Tabloid money the NHS is being run into the ground

Singers Beyonc and Jay-Z reportedly demand that their six-year-old daughter Blue Ivy must have a private dressing room in each arena they play at, says Vanessa Feltz in the Sunday Express. Her playhouse, a replica of the £300,000-a-month Malibu mansion the family is renting, must be pride of place, while aides unpack the rest of her toys before every show; Bey and one of her team of four nannies survey proceedings from a VIP section in the wings.

"So far, so unsuitable." What a six-year-old really needs is love, security and early bedtimes, preferably in their own beds, along with lumps of Play-Doh and chums to play with.
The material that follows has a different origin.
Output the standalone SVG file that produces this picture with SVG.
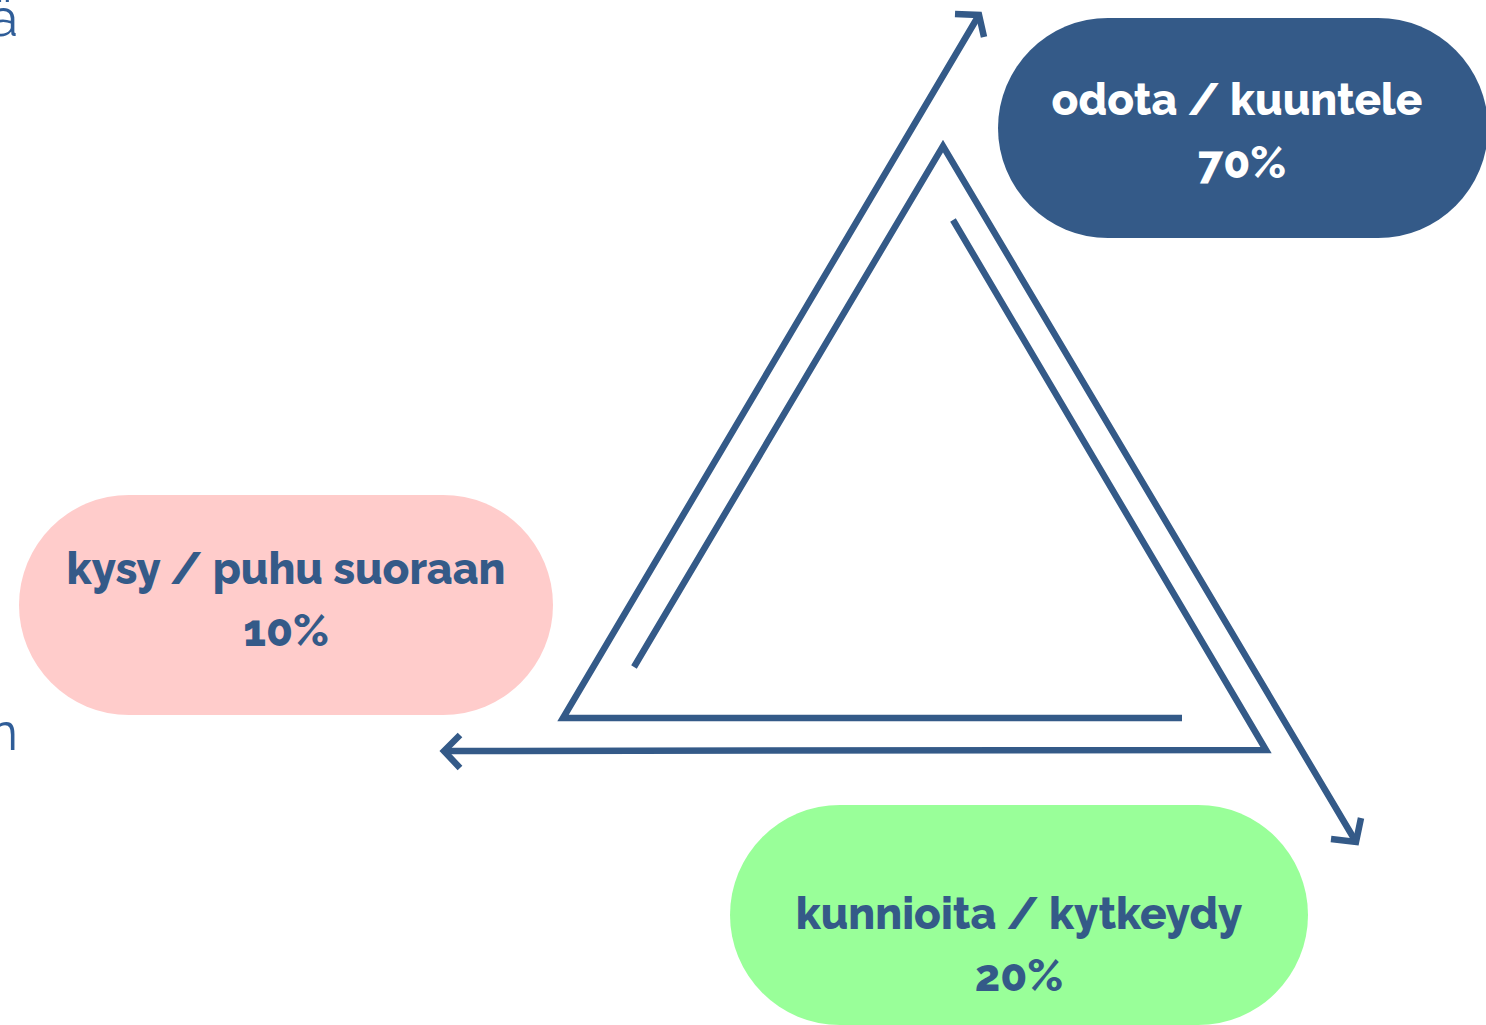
<svg xmlns="http://www.w3.org/2000/svg" width="1486" height="1025" viewBox="0 0 1486 1025">
<defs>
<style>
.lbl{font-family:"Raleway","Lato","Open Sans","Liberation Sans",sans-serif;font-weight:800;font-size:44px;text-anchor:middle}
.dark{fill:#ffffff}
.blue{fill:#345a88}
.frag{font-family:"Raleway","Lato","Open Sans","Liberation Sans",sans-serif;font-weight:400;font-size:52px;fill:#2f5d98;text-anchor:end}
.ln{fill:none;stroke:#345a88;stroke-width:6.5;stroke-linejoin:miter;stroke-linecap:butt}
</style>
</defs>
<rect width="1486" height="1025" fill="#ffffff"/>
<text class="frag" x="18" y="36">ä</text>
<text class="frag" x="18" y="750">n</text>
<g id="node-odota">
<rect x="998" y="18" width="490" height="220" rx="110" fill="#345a88"/>
<text class="lbl dark" x="1237" y="115">odota / kuuntele</text>
<text class="lbl dark" x="1242" y="178">70%</text>
</g>
<g id="node-kysy">
<rect x="19" y="495" width="534" height="220" rx="110" fill="#ffcccb"/>
<text class="lbl blue" x="286" y="584">kysy / puhu suoraan</text>
<text class="lbl blue" x="286" y="646">10%</text>
</g>
<g id="node-kunnioita">
<rect x="730" y="805" width="578" height="220" rx="110" fill="#99ff99"/>
<text class="lbl blue" x="1019" y="929">kunnioita / kytkeydy</text>
<text class="lbl blue" x="1019" y="991">20%</text>
</g>
<g id="connectors">
<polyline class="ln" points="1182,718 563,718 979,15"/>
<polyline class="ln" points="955,14 979,15 984,37"/>
<polyline class="ln" points="634,667 943,146 1356,842"/>
<polyline class="ln" points="1331,839 1356,842 1361,818"/>
<polyline class="ln" points="953,220 1266,750 444,751"/>
<polyline class="ln" points="460,735 444,751 460,768"/>
</g>
</svg>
Of course, Blue Ivy is bright enough to know she has been born into a world of privilege. But why the heck can't the parents give the whole family a break and stay at home for once?

"There was no doubt in my mind, as the NHS turned 70, that it's the best health service in the world," says Karren Brady in The Sun on Sunday. One reason for that is because it is so accessible. That, however, is also its downfall. "People are as likely to turn up to A&E with a broken nail, earache, or because they are too drunk to find their way home, as they are with actual accidents or emergencies."

To illustrate the point, £80m-worth of paracetamol prescriptions are claimed a year when a packet costs as little as 19p in the shops. If people had to pay more to use the NHS, they would think twice before abusing it. But because it is "free", we are running it into the ground. Something has to change radically.

I'd give my eyeteeth to go to one of the gala events on the occasion of Donald Trump's four-day visit to Britain, says Rachel Johnson in the Mail on Sunday; "or to be a fly on the wall on the date between the two wags, Melania Trump and Philip May.

"Others, however, seem not so keen. Baroness Lane Fox of Soho, the founder of Lastminute, said wild horses couldn't drag her to a dinner organised by the prime minister, with business leaders and the US president at Blenheim Palace. Declining the invitation, she said "We can agree this is a new career low. Imagine the guest list if I'm on it". Well, "if you have some other last minute' pressing engagement, I'll go in your place, Martha"!